My friend Richard Edelman, in his Davos round-up, included this bon mot from Stephen Green, chief executive of HSBC:

“Business has to get on with being trustworthy. We need consistency of promise and action. We should be  engaged in dialogue to bridge differences.” He offered a quote from Tacitus, “Good people don’t need rules to tell them how to behave responsibly and bad people will always find the ways around rules.”

Those Romans, huh? They had the right phrase for everything. But I wondered, is that really something from Tacitus. Or is it fake learning, that somehow has found its way into some eager beaver’s repertoire at HSBC?

Well, here at Davos Newbies Towers we have a trained squad of classicists ready for any eventuality. I sicced them on the quote from “Tacitus” and, so far, they’ve come up dry. It might turn up eventually, but I wouldn’t count on it.

Incidentally, my erudite classicist reports that a “quote” from Cicero is also doing the rounds:

The arrogance of officialdom should be tempered and controlled, and assistance to foreign hands should be curtailed, lest Rome fall.

Perfect for Republicans in today’s Senate, surely. Except it’s confected. No Cicero was harmed in the production of the quote.

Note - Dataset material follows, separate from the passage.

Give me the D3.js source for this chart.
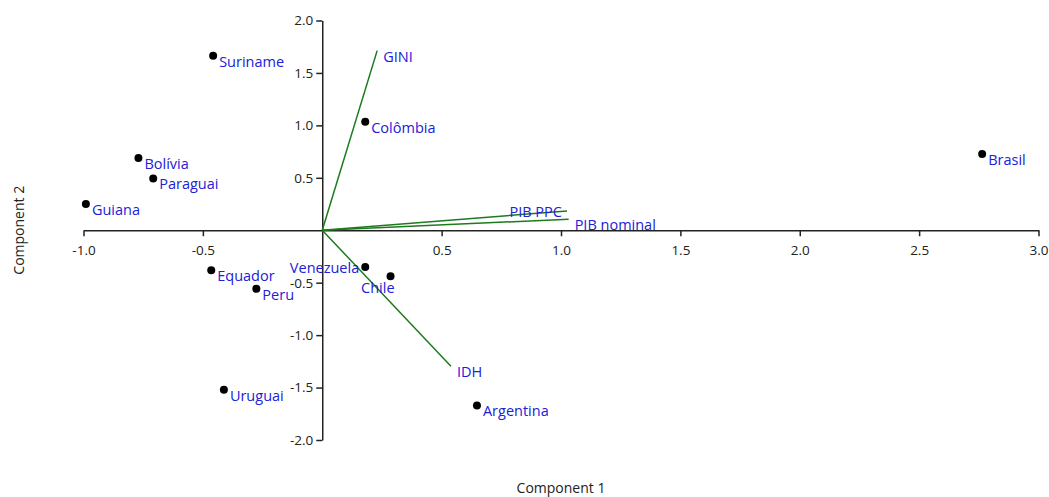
<!DOCTYPE html>
<html>
<head>
<meta charset="utf-8">
<script src="https://cdn.jsdelivr.net/npm/d3@7"></script>
<style>
  body { margin: 0; background: #fff; }
  text { font-family: "Open Sans", "Noto Sans", sans-serif; }
</style>
</head>
<body>
<div id="viz"></div>
<script>
const width = 1049;
const height = 497;

// scores (Component 1, Component 2)
const countries = ['Suriname', 'Bolívia', 'Paraguai', 'Guiana', 'Colômbia', 'Brasil',
    'Equador', 'Peru', 'Uruguai', 'Venezuela', 'Chile', 'Argentina'];
const comp1 = [-0.457, -0.770, -0.708, -0.990, 0.180, 2.764, -0.465, -0.276, -0.412, 0.180, 0.286, 0.648];
const comp2 = [1.665, 0.688, 0.494, 0.251, 1.034, 0.726, -0.382, -0.557, -1.522, -0.350, -0.439, -1.671];

// loadings
const variables = ['GINI', 'PIB PPC', 'PIB nominal', 'IDH'];
const load1 = [0.230, 1.025, 1.032, 0.539];
const load2 = [1.713, 0.184, 0.105, -1.296];

const xTicks = [-1.0, -0.5, 0, 0.5, 1.0, 1.5, 2.0, 2.5, 3.0];
const yTicks = [-2.0, -1.5, -1.0, -0.5, 0, 0.5, 1.0, 1.5, 2.0];

const labelColor = '#2020d8';
const vecColor = '#1d7a1d';
const axisColor = '#222';

const xScale = d3.scaleLinear().domain([-1, 3]).range([83.5, 1038.5]);
const yScale = d3.scaleLinear().domain([-2, 2]).range([440, 20.5]);

// label placement tweaks where the original moved labels off the default spot
function labelPos(name) {
    if (name === 'Venezuela') return { dx: -6, dy: 6, anchor: 'end' };
    if (name === 'Chile') return { dx: 4, dy: 17, anchor: 'end' };
    if (name === 'PIB PPC') return { dx: -5, dy: 6, anchor: 'end' };
    return { dx: 6, dy: 11, anchor: 'start' };
}

const svg = d3.select('#viz')
    .append('svg')
        .attr('width', width)
        .attr('height', height);

const fmt = d => d3.format('.1f')(d).replace('−', '-');

const xAxis = svg.append('g')
    .attr('transform', `translate(0, ${yScale(0)})`)
    .call(d3.axisBottom(xScale).tickValues(xTicks).tickSize(6).tickSizeOuter(0).tickFormat(fmt));

const yAxis = svg.append('g')
    .attr('transform', `translate(${xScale(0)}, 0)`)
    .call(d3.axisLeft(yScale).tickValues(yTicks).tickSize(6).tickSizeOuter(0).tickFormat(fmt));

[xAxis, yAxis].forEach(ax => {
    ax.selectAll('path, line').attr('stroke', axisColor).attr('stroke-width', 1.5);
    ax.selectAll('text').attr('fill', axisColor).style('font-size', '13.5px')
        .style('font-family', '"Open Sans", sans-serif');
});
xAxis.selectAll('text').attr('dy', '1.2em');
// the 0 tick has no mark on either axis
xAxis.selectAll('.tick').filter(d => d === 0).remove();
yAxis.selectAll('.tick').filter(d => d === 0).remove();

// loading vectors
const vecs = variables.map((v, i) => ({ name: v, x: load1[i], y: load2[i] }));
svg.append('g')
    .selectAll('line')
    .data(vecs)
    .join('line')
        .attr('x1', xScale(0))
        .attr('y1', yScale(0))
        .attr('x2', d => xScale(d.x))
        .attr('y2', d => yScale(d.y))
        .attr('stroke', vecColor)
        .attr('stroke-width', 1.5);

svg.append('g')
    .selectAll('text')
    .data(vecs)
    .join('text')
        .attr('x', d => xScale(d.x) + labelPos(d.name).dx)
        .attr('y', d => yScale(d.y) + labelPos(d.name).dy)
        .attr('text-anchor', d => labelPos(d.name).anchor)
        .attr('fill', labelColor)
        .style('font-size', '14.5px')
        .text(d => d.name);

// country scores
const pts = countries.map((c, i) => ({ name: c, x: comp1[i], y: comp2[i] }));
svg.append('g')
    .selectAll('circle')
    .data(pts)
    .join('circle')
        .attr('cx', d => xScale(d.x))
        .attr('cy', d => yScale(d.y))
        .attr('r', 4)
        .attr('fill', '#000');

svg.append('g')
    .selectAll('text')
    .data(pts)
    .join('text')
        .attr('x', d => xScale(d.x) + labelPos(d.name).dx)
        .attr('y', d => yScale(d.y) + labelPos(d.name).dy)
        .attr('text-anchor', d => labelPos(d.name).anchor)
        .attr('fill', labelColor)
        .style('font-size', '14.5px')
        .text(d => d.name);

// axis titles
svg.append('text')
    .attr('text-anchor', 'middle')
    .attr('x', (xScale.range()[0] + xScale.range()[1]) / 2)
    .attr('y', 493)
    .attr('fill', axisColor)
    .style('font-size', '14px')
    .text('Component 1');

svg.append('text')
    .attr('text-anchor', 'middle')
    .attr('transform', `translate(24, ${yScale(0)}) rotate(-90)`)
    .attr('fill', axisColor)
    .style('font-size', '14px')
    .text('Component 2');
</script>
</body>
</html>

One thought on “Fake classicism

  1. Dave S.

    The sentiment is certainly bleak enough for Tacitus, though it is difficult to see how any real moral philosopher or historian could retain such anarchic views. A quick google attributes the remark to Plato, which makes even less sense. Reading over the actual words leads me to think it is at best an attempted synopsis of an event in either Plato or Tacitus that has been taken disastrously out of context.